Tuesday, September 15, 2009

>BRITANNIA INDUSTRIES (MOTILAL OSWAL)

We analyzed the FY09 annual report of Britannia Industries. Following are the key takeaways:

Britannia cautious about growth; devises multi-pronged strategy: Biscuits category sales growth declined in 2HFY09 to 11.7% from 14.4% in 1HFY09. Britannia's management believes growth in the biscuits category will be more sedate in FY10 than FY09. Competition in the biscuits category is intensifying because of the resurgence of local players and the entry of new international players. Britannia has devised a multi-pronged strategy, including focus on two broad portfolios-delight & lifestyle and health & nutrition-which encompass key power brands, commercializing the growing trend of 'out-of-home' consumption, offering more value at affordable price points and introducing channel initiatives in distribution.

Britannia biscuits grow 7.9% by volume in FY09; volume growth to tend lower in FY10: Britannia's biscuit volume (tonnage) grew 7.9% in FY09 from 2.8% in FY08, rising 510bp. We believe reduced pack sizes impacted volume growth by 8-10%. Our estimates factor-in a 6.8% and 7.5% increase in biscuit volumes in FY10 and FY11 respectively. We believe a 10% increase in biscuit prices by regional players can increase growth of larger players.

Sugar prices on a boil; margins to contract 40bp in FY10; 100bp rebound likely in FY11: We estimate a 13% rise in raw-material costs in FY10 with sugar accounting for 75% of the cost increase (sugar prices are up 40% YoY).

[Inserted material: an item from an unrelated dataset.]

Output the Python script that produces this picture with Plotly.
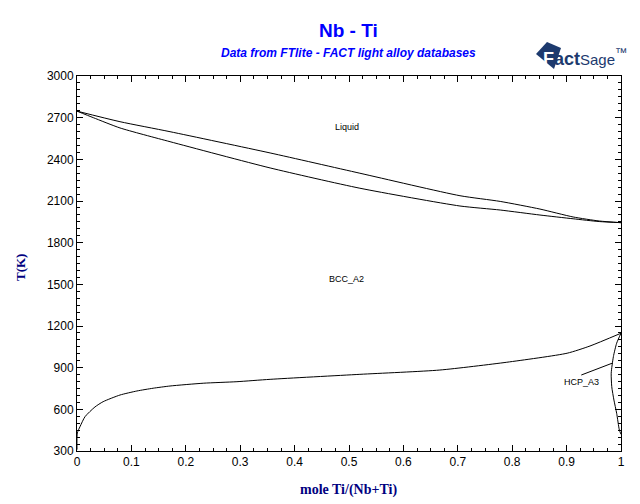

We expect an 80bp decline in gross margins and a 40bp decline in EBITDA margins. Margins are expected to rebound by 100bp in FY11 due to cost-control measures and as input prices turn benign.

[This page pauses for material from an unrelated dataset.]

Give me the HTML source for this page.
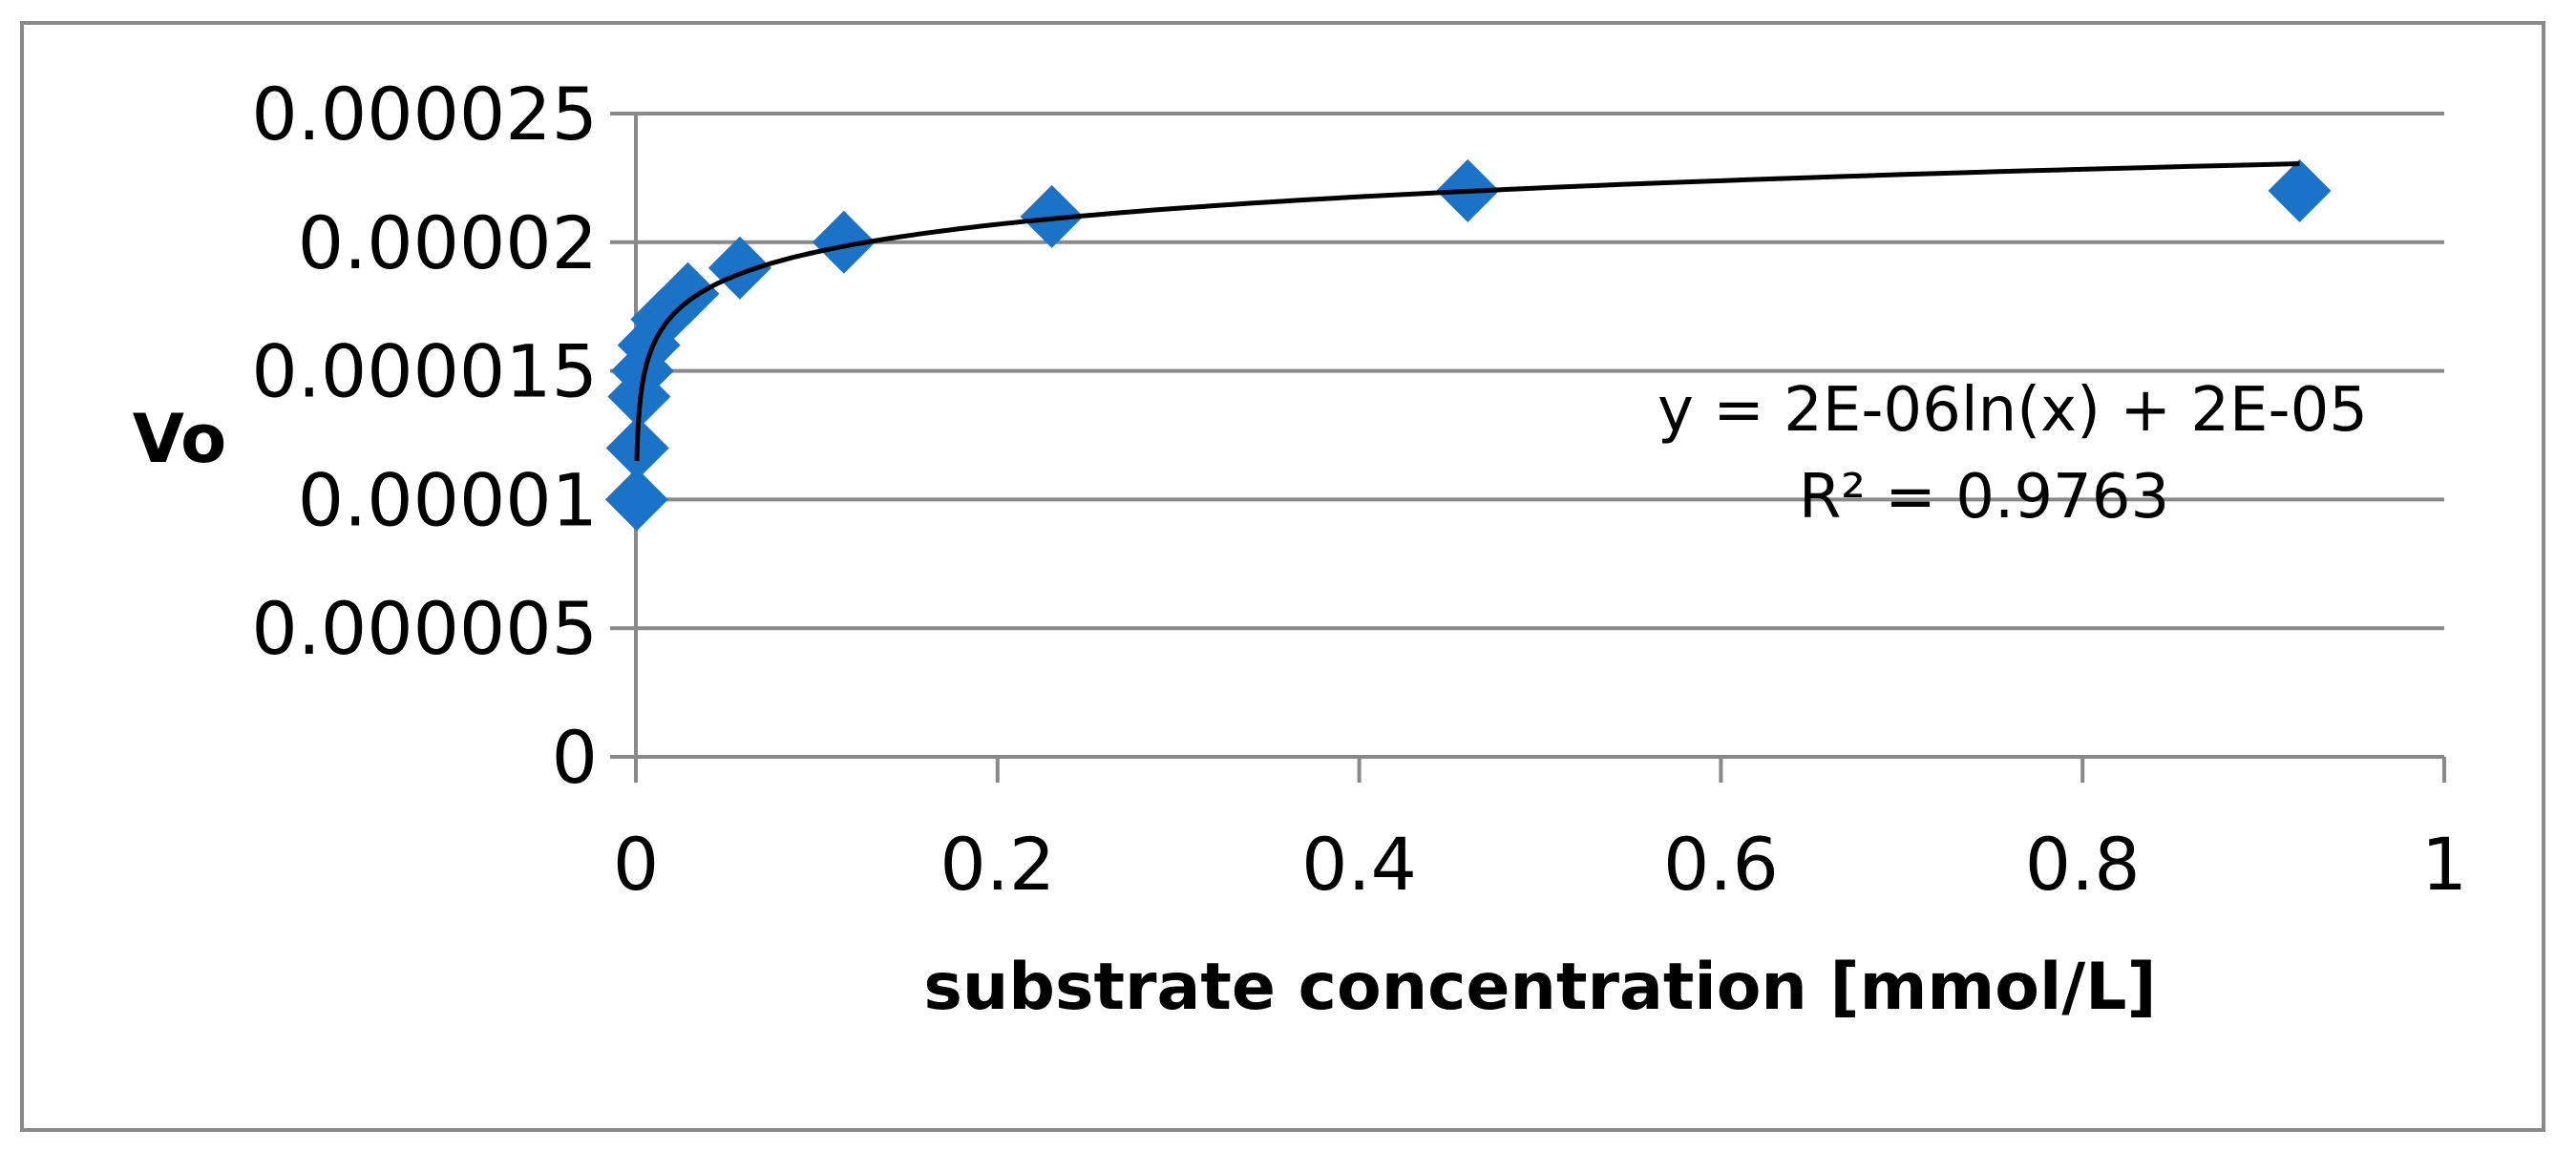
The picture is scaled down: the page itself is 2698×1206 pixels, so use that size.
<!DOCTYPE html>
<html><head><meta charset="utf-8"><style>
html,body{margin:0;padding:0;background:#fff;}
svg{display:block;}
text{font-family:"DejaVu Sans","Liberation Sans",sans-serif;fill:#000;}
</style></head><body>
<svg id="chart" width="2698" height="1206" viewBox="0 0 2698 1206" xmlns="http://www.w3.org/2000/svg">
<rect x="23" y="24" width="2641" height="1160" fill="#fff" stroke="#898989" stroke-width="4"/>
<g id="grid"></g><g id="axes"></g><g id="points"></g><g id="trend"></g><g id="labels"></g>
<text x="188" y="484" font-size="70" font-weight="bold" text-anchor="middle">Vo</text>
<text x="1613" y="1057" font-size="68" font-weight="bold" text-anchor="middle">substrate concentration [mmol/L]</text>
<text x="2108" y="451" font-size="64" text-anchor="middle">y = 2E-06ln(x) + 2E-05</text>
<text x="2078" y="542" font-size="64" text-anchor="middle">R² = 0.9763</text>
</svg>
<script>
const xData = [0.92, 0.46, 0.23, 0.115, 0.0575, 0.02875, 0.0144, 0.0072, 0.0036, 0.0018, 0.0009, 0.00045];
const yData = [2.2e-5, 2.2e-5, 2.1e-5, 2.0e-5, 1.9e-5, 1.8e-5, 1.7e-5, 1.6e-5, 1.5e-5, 1.4e-5, 1.2e-5, 1.0e-5];
const yTicks = [0, 0.000005, 0.00001, 0.000015, 0.00002, 0.000025];
const yTickLabels = ["0", "0.000005", "0.00001", "0.000015", "0.00002", "0.000025"];
const xTicks = [0, 0.2, 0.4, 0.6, 0.8, 1];
const xTickLabels = ["0", "0.2", "0.4", "0.6", "0.8", "1"];

const X0=666, X1=2560, Y0=793, Y1=119;
const sx = v => X0 + (v-0)/(1-0)*(X1-X0);
const sy = v => Y0 - (v-0)/(0.000025)*(Y0-Y1);
const NS="http://www.w3.org/2000/svg";
function mk(tag, attrs, parent){const e=document.createElementNS(NS,tag);for(const k in attrs)e.setAttribute(k,attrs[k]);parent.appendChild(e);return e;}
const grid=document.getElementById('grid'), axes=document.getElementById('axes'), labels=document.getElementById('labels');

yTicks.forEach((t,i)=>{
  const y=sy(t);
  const g=mk('line',{x1:X0-27,x2:X1,y1:y,y2:y,stroke:'#898989','stroke-width':4},grid);
  
  
  const tx=mk('text',{x:X0-40,y:y+27,'font-size':76,'text-anchor':'end'},labels);
  tx.textContent=yTickLabels[i];
  
  
});
const ya=mk('line',{x1:X0,x2:X0,y1:Y1,y2:Y0+27,stroke:'#898989','stroke-width':4},axes);


xTicks.forEach((t,i)=>{
  const x=sx(t);
  const tk=mk('line',{x1:x,x2:x,y1:Y0,y2:Y0+27,stroke:'#898989','stroke-width':4},axes);
  
  
  const tx=mk('text',{x:x,y:932,'font-size':76,'text-anchor':'middle'},labels);
  tx.textContent=xTickLabels[i];
  
  
});

// logarithmic trendline via least squares
let n=xData.length,sl=0,sy2=0,sll=0,sly=0;
for(let i=0;i<n;i++){const l=Math.log(xData[i]);sl+=l;sy2+=yData[i];sll+=l*l;sly+=l*yData[i];}
const a=(n*sly-sl*sy2)/(n*sll-sl*sl), b=(sy2-a*sl)/n;
let d='';
const xmin=Math.exp((1.15e-5-b)/a), xmax=Math.max(...xData);
for(let k=0;k<=300;k++){
  const x=Math.exp(Math.log(xmin)+(Math.log(xmax)-Math.log(xmin))*k/300);
  d+=(k?'L':'M')+sx(x).toFixed(1)+' '+sy(a*Math.log(x)+b).toFixed(1);
}
const tl=mk('path',{d:d,fill:'none',stroke:'#000','stroke-width':5},document.getElementById('trend'));



const pts=document.getElementById('points');
xData.forEach((xv,i)=>{
  const cx=sx(xv), cy=sy(yData[i]), r=33;
  const p=mk('polygon',{points:`${cx},${cy-r} ${cx+r},${cy} ${cx},${cy+r} ${cx-r},${cy}`,fill:'#1b73c8'},pts);
  
  
});
</script>
</body></html>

Valuations attractive; maintain Buy: We believe an increase in payout ratio from 23.5% to 47% is a positive. The issue of bonus debentures will increase the interest burden and affect EPS till FY13. We are downgrading FY10 EPS estimates to Rs92.3 from Rs107.7 and for FY11 to Rs114.1 from Rs120.3. The stock trades at 18.2x FY10E and 14.7x FY11E excluding the value of bonus debentures. Maintain Buy.